Founding father of banned white supremacist group National Action identified as being at risk of radicalisation at 16

With his youthful looks and insolent smirk, it’s hard to believe that Alex Davies is the founding father of Britain’s most dangerous white supremacist movement. But the former PPI salesman is the self-styled ‘intellectual’ who helped to establish National Action, the movement that would become the first far-right terrorist group in the UK.

Davies used social media and messaging apps to create a ‘National Socialist youth movement’ to fight what many of its members believe to be a forthcoming race war. The group was declared a terrorist organisation by the then-Home Secretary Amber Rudd in 2016 after it celebrated the killing of Jo Cox, the Labour MP.

I travelled to Swansea to confront the 23-year-old and found him as he strutted home.

He wore shorts and a T-shirt on one of the hottest days of the year - a supermarket carrier bag draped over his shoulder.

He looked stunned when our ITV News team approached him, but his smile eventually returned as I questioned him about why he set up the outlawed group.

“It’s all a matter of public record” he said, before muttering what sounded like a South Asian name – whether he was genuinely confused or trying to make a joke, it’s hard to say.

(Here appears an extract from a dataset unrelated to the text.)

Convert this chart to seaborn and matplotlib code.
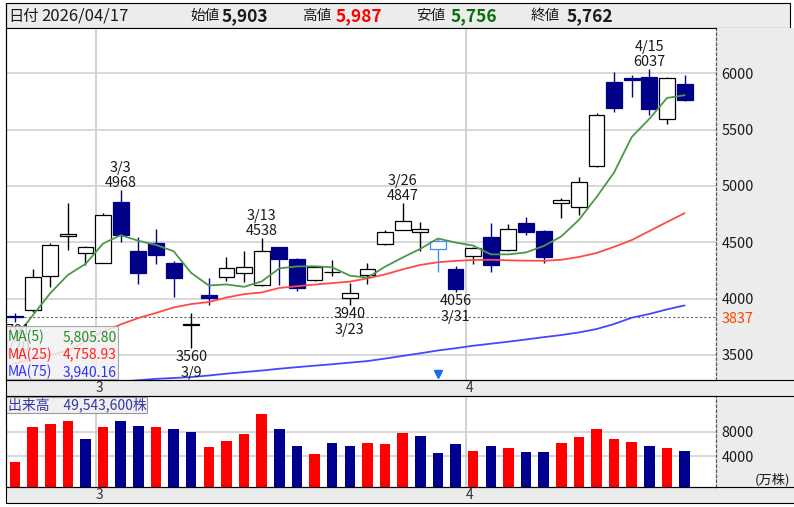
import numpy as np
import pandas as pd
import matplotlib
matplotlib.use("Agg")
import matplotlib.pyplot as plt
import matplotlib.transforms as mtransforms
from matplotlib.patches import Rectangle
from matplotlib.lines import Line2D
import seaborn as sns

# ---------------- data ----------------
dates = ["2/20", "2/24", "2/25", "2/26", "2/27", "3/2", "3/3", "3/4", "3/5", "3/6",
         "3/9", "3/10", "3/11", "3/12", "3/13", "3/16", "3/17", "3/18", "3/19", "3/23",
         "3/24", "3/25", "3/26", "3/27", "3/30", "3/31", "4/1", "4/2", "4/3", "4/6",
         "4/7", "4/8", "4/9", "4/10", "4/13", "4/14", "4/15", "4/16", "4/17"]
opens = [3845, 3899, 4204, 4552, 4408, 4319, 4855, 4426, 4491, 4313,
         3770, 4032, 4195, 4230, 4121, 4455, 4352, 4166, 4233, 4009,
         4210, 4485, 4609, 4589, 4441, 4260, 4378, 4544, 4432, 4674,
         4600, 4846, 4810, 5177, 5926, 5955, 5970, 5595, 5903]
highs = [3875, 4260, 4490, 4852, 4466, 4757, 4968, 4550, 4621, 4334,
         3875, 4180, 4373, 4423, 4538, 4460, 4360, 4290, 4343, 4136,
         4319, 4610, 4847, 4683, 4535, 4290, 4461, 4668, 4663, 4728,
         4605, 4890, 5083, 5645, 6015, 5985, 6037, 5970, 5987]
lows = [3791, 3885, 4100, 4432, 4299, 4315, 4506, 4130, 4307, 4017,
        3560, 3944, 4160, 4151, 4115, 4121, 4068, 4160, 4200, 3940,
        4130, 4480, 4605, 4423, 4233, 4056, 4304, 4239, 4420, 4565,
        4319, 4713, 4742, 5170, 5660, 5793, 5630, 5550, 5756]
closes = [3837, 4195, 4476, 4572, 4461, 4742, 4565, 4230, 4387, 4183,
          3775, 4009, 4275, 4284, 4423, 4352, 4097, 4284, 4233, 4053,
          4263, 4589, 4689, 4615, 4512, 4086, 4452, 4299, 4618, 4594,
          4373, 4876, 5032, 5630, 5695, 5940, 5683, 5956, 5762]
ma5 = [3650, 3850, 4048, 4210, 4308, 4489, 4563, 4514, 4477, 4421,
       4228, 4117, 4126, 4105, 4153, 4269, 4286, 4288, 4278, 4204,
       4186, 4284, 4365, 4442, 4534, 4498, 4471, 4393, 4393, 4410,
       4467, 4552, 4699, 4901, 5121, 5435, 5596, 5781, 5806]
ma25 = [3426, 3464, 3500, 3538, 3624, 3709, 3771, 3828, 3873, 3922,
        3952, 3970, 4010, 4040, 4055, 4095, 4110, 4125, 4138, 4151,
        4180, 4215, 4260, 4299, 4323, 4335, 4343, 4345, 4340, 4337,
        4336, 4345, 4370, 4405, 4460, 4520, 4600, 4680, 4759]
ma75 = [3190, 3202, 3214, 3226, 3238, 3250, 3262, 3276, 3288, 3296,
        3304, 3318, 3334, 3348, 3362, 3378, 3392, 3405, 3418, 3432,
        3446, 3468, 3492, 3515, 3540, 3560, 3582, 3600, 3618, 3638,
        3658, 3677, 3700, 3730, 3775, 3831, 3864, 3905, 3940]
volumes = [3122, 8715, 9203, 9789, 6764, 8715, 9789, 8976, 8715, 8390,
           7951, 5512, 6537, 7577, 10829, 8390, 5724, 4325, 6163, 5724,
           6163, 5951, 7740, 7350, 4488, 5951, 4910, 5724, 5300, 4699,
           4699, 6114, 7138, 8390, 6764, 6325, 5724, 5300, 4954]
vol_dir = ["up", "up", "up", "up", "down", "up", "down", "down", "up", "down",
           "down", "up", "up", "up", "up", "down", "down", "up", "down", "down",
           "up", "up", "up", "down", "down", "down", "up", "down", "up", "down",
           "down", "up", "up", "up", "up", "up", "down", "up", "down"]
peak_idx = [6, 14, 22, 36]
trough_idx = [0, 10, 19, 25]
month_start_idx = [5, 26]
month_labels = ["3", "4"]
price_ticks = [3500, 4000, 4500, 5000, 5500, 6000]
ref_price = 3837
vol_ticks = [4000, 8000]
ma_labels = ["MA(5)", "MA(25)", "MA(75)"]
ma_last = ["5,805.80", "4,758.93", "3,940.16"]
header_date = "2026/04/17"
last_volume_text = "49,543,600株"
highlight_idx = 24

# ---------------- style ----------------
sns.set_theme(style="white")
plt.rcParams['font.family'] = ['Noto Sans CJK JP', 'DejaVu Sans']
plt.rcParams['axes.unicode_minus'] = False

W, H = 794, 507
fig = plt.figure(figsize=(W / 100, H / 100), dpi=100, facecolor='white')


def fx(px):
    return px / W


def fy(py):
    return 1 - py / H


GRAY = '#ececec'
NAVY = '#000088'
GRID = '#d6d6d6'
TXT = '#1a1a1a'


def frect(x0, y0, x1, y1, fc, ec='none', lw=0.0, z=-5):
    fig.patches.append(Rectangle((fx(x0), fy(y1)), fx(x1) - fx(x0), fy(y0) - fy(y1),
                                 transform=fig.transFigure, facecolor=fc,
                                 edgecolor=ec, linewidth=lw, zorder=z))


def fline(x0, y0, x1, y1, color='black', lw=0.8, z=5):
    fig.lines.append(Line2D([fx(x0), fx(x1)], [fy(y0), fy(y1)], transform=fig.transFigure,
                            color=color, lw=lw, zorder=z))


# background zones
frect(6, 3, 790, 28, GRAY, ec='black', lw=0.8)
frect(716, 28, 794, 487, GRAY)
frect(6, 380, 794, 396, GRAY)
frect(6, 487, 794, 503, GRAY)
fline(6, 503, 794, 503)
fline(6, 380, 794, 380)
fline(6, 396, 794, 396)
fline(6, 487, 794, 487)
fline(6, 3, 6, 503)

# header
hy = fy(16)
fig.text(fx(8), hy, "日付", fontsize=11, va='center', ha='left', color=TXT)
fig.text(fx(41), hy, header_date, fontsize=12, va='center', ha='left', color=TXT)
hdr = [("始値", opens[-1], TXT, 190, 222), ("高値", highs[-1], '#ff0000', 302, 336),
       ("安値", lows[-1], '#0a6e0a', 416, 451), ("終値", closes[-1], TXT, 531, 567)]
for lab, val, col, xl, xv in hdr:
    fig.text(fx(xl), hy, lab, fontsize=10.5, va='center', ha='left', color=TXT)
    fig.text(fx(xv), hy, f"{val:,}", fontsize=12.5, fontweight='bold', va='center',
             ha='left', color=col)

XMIN, XMAX = -0.51, 39.78
idx = np.arange(len(dates))

# ---------------- price panel ----------------
ax = fig.add_axes([fx(6), fy(380), fx(716) - fx(6), fy(28) - fy(380)])
ax.set_facecolor('white')
for v in price_ticks:
    ax.axhline(v, color=GRID, lw=1.3, zorder=0.5)
for m in month_start_idx:
    ax.axvline(m - 0.40, color='#cfcfcf', lw=1.3, zorder=0.5)
ax.axhline(ref_price, color='#666666', lw=0.8, ls=(0, (2, 2)), zorder=1)

for i in idx:
    o, h, l, c = opens[i], highs[i], lows[i], closes[i]
    if i == highlight_idx:
        edge, fill = '#3d8eff', 'white'
    elif c >= o:
        edge, fill = 'black', 'white'
    else:
        edge, fill = NAVY, NAVY
    ax.vlines(i, l, h, color=edge, lw=1.0, zorder=2)
    ax.bar(i, abs(c - o), bottom=min(o, c), width=0.9, facecolor=fill,
           edgecolor=edge, linewidth=0.9, zorder=3)

mdf = pd.DataFrame({"i": idx, "ma5": ma5, "ma25": ma25, "ma75": ma75})
sns.lineplot(data=mdf, x="i", y="ma75", color='#4646ff', lw=1.3, ax=ax, zorder=4)
sns.lineplot(data=mdf, x="i", y="ma25", color='#ff4a4a', lw=1.3, ax=ax, zorder=4)
sns.lineplot(data=mdf, x="i", y="ma5", color='#4a984a', lw=1.3, ax=ax, zorder=4)


def clip_text(t):
    t.set_clip_box(ax.bbox)
    t.set_clip_on(True)


for i in peak_idx:
    clip_text(ax.annotate(f"{highs[i]}", (i, highs[i]), xytext=(0, 3), textcoords='offset pixels',
                          ha='center', va='baseline', fontsize=10.4, color=TXT, zorder=6))
    clip_text(ax.annotate(dates[i], (i, highs[i]), xytext=(0, 18), textcoords='offset pixels',
                          ha='center', va='baseline', fontsize=10.4, color=TXT, zorder=6))
for i in trough_idx:
    clip_text(ax.annotate(f"{lows[i]}", (i, lows[i]), xytext=(0, -12.5), textcoords='offset pixels',
                          ha='center', va='baseline', fontsize=10.4, color=TXT, zorder=6))
    clip_text(ax.annotate(dates[i], (i, lows[i]), xytext=(0, -28.5), textcoords='offset pixels',
                          ha='center', va='baseline', fontsize=10.4, color=TXT, zorder=6))

ax.set_xlim(XMIN, XMAX)
ax.set_ylim(3278, 6402)
ax.set_xlabel("")
ax.set_ylabel("")
ax.set_xticks([])
ax.yaxis.tick_right()
yt = sorted(price_ticks + [ref_price])
ax.set_yticks(yt)
ax.set_yticklabels([str(v) for v in yt])
ax.tick_params(axis='y', length=0, pad=4, labelsize=10.4, colors=TXT)
for t, v in zip(ax.get_yticklabels(), yt):
    if v == ref_price:
        t.set_color('#ff4400')
for s in ['top', 'bottom', 'left']:
    ax.spines[s].set_color('black')
    ax.spines[s].set_linewidth(0.8)
ax.spines['right'].set_color('#555555')
ax.spines['right'].set_linewidth(0.9)
ax.spines['right'].set_linestyle((0, (2, 2)))

# highlight marker
btr = mtransforms.blended_transform_factory(ax.transData, ax.transAxes)
ax.plot([highlight_idx], [0.018], marker='v', ms=6, color='#1a66ff', transform=btr,
        clip_on=False, zorder=7, ls='none')

# month labels strip
for m, lab in zip(month_start_idx, month_labels):
    ax.text(m - 0.40, -0.0227, lab, transform=btr, ha='left', va='center',
            fontsize=10, color='#333333', clip_on=False)

# MA legend box
ax.add_patch(Rectangle((0.0, 0.003), 0.1577, 0.150, transform=ax.transAxes,
                       facecolor='#f2f2f2', edgecolor='#999999', lw=0.8, alpha=0.85, zorder=8))
ma_cols = ['#2a8a2a', '#ff2020', '#3030ff']
for k, (lab, val, col) in enumerate(zip(ma_labels, ma_last, ma_cols)):
    yy = (380 - (337 + 17.5 * k)) / 352
    ax.text(0.0016, yy, lab, transform=ax.transAxes, ha='left', va='center',
            fontsize=10, color=col, zorder=9)
    ax.text(0.1560, yy, val, transform=ax.transAxes, ha='right', va='center',
            fontsize=10, color=col, zorder=9)

# ---------------- volume panel ----------------
vax = fig.add_axes([fx(6), fy(487), fx(716) - fx(6), fy(396) - fy(487)])
vax.set_facecolor('white')
VOL_FLOOR = -950
for v in vol_ticks:
    vax.axhline(v, color=GRID, lw=1.3, zorder=0.2)
for m in month_start_idx:
    vax.axvline(m - 0.40, color='#cfcfcf', lw=1.3, zorder=0.2)

vdf = pd.DataFrame({"i": idx, "vol": volumes, "dir": vol_dir})
sns.barplot(data=vdf, x="i", y="vol", hue="dir", palette={"up": '#ff0000', "down": '#000090'},
            native_scale=True, width=0.6, dodge=False, legend=False, errorbar=None,
            saturation=1, ax=vax, zorder=2)
for p in vax.patches:
    hgt = p.get_height()
    p.set_y(VOL_FLOOR)
    p.set_height(hgt - VOL_FLOOR)
    p.set_linewidth(0)

vax.set_xlim(XMIN, XMAX)
vax.set_ylim(VOL_FLOOR, 13800)
vax.set_xlabel("")
vax.set_ylabel("")
vax.set_xticks([])
vax.yaxis.tick_right()
vax.set_yticks(vol_ticks)
vax.set_yticklabels([str(v) for v in vol_ticks])
vax.tick_params(axis='y', length=0, pad=4, labelsize=10.4, colors=TXT)
for s in ['top', 'bottom', 'left']:
    vax.spines[s].set_color('black')
    vax.spines[s].set_linewidth(0.8)
vax.spines['right'].set_color('#555555')
vax.spines['right'].set_linewidth(0.9)
vax.spines['right'].set_linestyle((0, (2, 2)))

vtr = mtransforms.blended_transform_factory(vax.transData, vax.transAxes)
for m, lab in zip(month_start_idx, month_labels):
    vax.text(m - 0.40, (487 - 495) / 91, lab, transform=vtr, ha='left', va='center',
             fontsize=10, color='#333333', clip_on=False)

vax.add_patch(Rectangle((0.0, (487 - 413) / 91), (147 - 6) / 710, 16 / 91, transform=vax.transAxes,
                        facecolor='#f0f0f0', edgecolor='#999999', lw=0.8, zorder=8))
vax.text(2 / 710, (487 - 405) / 91, "出来高　" + last_volume_text, transform=vax.transAxes,
         ha='left', va='center', fontsize=10, color='#3535a8', zorder=9)
fig.text(fx(773), fy(480), "(万株)", fontsize=9.5, ha='center', va='center', color=TXT)

fig.savefig("out.png", dpi=100, facecolor='white')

Davies is not stupid. As a teenager he moved from south Wales to Warwick University to study philosophy. He came to see his campus as a launch-pad for his neo-Nazi movement, leading a campaign to have a foreign student deported.

After promoting fascism as a fresher, he dropped out of university and returned to south Wales to work in a call centre.

In 2013 he helped to found National Action, the Hitler-loving hate group which promoted racism, anti-Semitism and homophobia, and helped to recruit a few dozen members.

But ITV News can now reveal that Davies had already been identified as being at risk of radicalisation. He was referred to the government’s Prevent programme for extremists in 2011, aged sixteen - two years before he established National Action. He refused to engage with the programme for several years, but eventually agreed to a series of meetings with assigned mentors.

One assessment, written in 2014, described him as “the driving force behind the National Action group”. It concluded that “he simply considered black and Asian races inferior to white people”.

“A significant issue for him as is often the case with XRW (extreme right wing) rhetoric is racial mixing and preventing the dilution of the white blood line… Alex referred to women who were sexually active with black men very negatively” it said.

Perhaps more concerning than his own views was the fact that he was encouraging others to think the same. One assessment bluntly warned that Davies was “attempting to indoctrinate others… particularly disaffected young white men”.

Security Minister Ben Wallace said: “The government is determined to combat terrorism of all kinds. Our counter-terrorism and counter-extremism strategies, including Prevent, tackle the scourge of the far-right head on.

"Those who decide not to engage may be offered alternative forms of support, and if they pose any form of terrorist risk, that will, as always, be managed by the police.”

Alex Davies spent seven years on the government's anti-extremist programme, Prevent. Credit: ITV News

National Action didn’t give up after it was outlawed - it simply went underground. Last week, two members of the group were jailed for being members. Christopher Lythgoe, 32, from Warrington and Matthew Hankinson, 24, of Newton-le-Willows, Merseyside, were convicted at the Old Bailey. Another man, Jack Renshaw, 23, from Lancashire earlier admitted preparing an act of terrorism after buying a machete to murder Rosie Cooper, the Labour MP.

Followers of the organisation have splintered off into at least seven other organisations, according to evidence gathered by ITV News, including one white supremacist organisation masquerading as ‘a church’.

We first revealed last year that National Action members were using aliases, including ‘Scottish Dawn’, to overcome a ban. But the group is now being linked to a fast-growing organisation called System Resistance Network, which appears to have a growing following in south Wales. Its initials, SRN, were graffitied onto the walls of a school in Newport following an arson attack in May.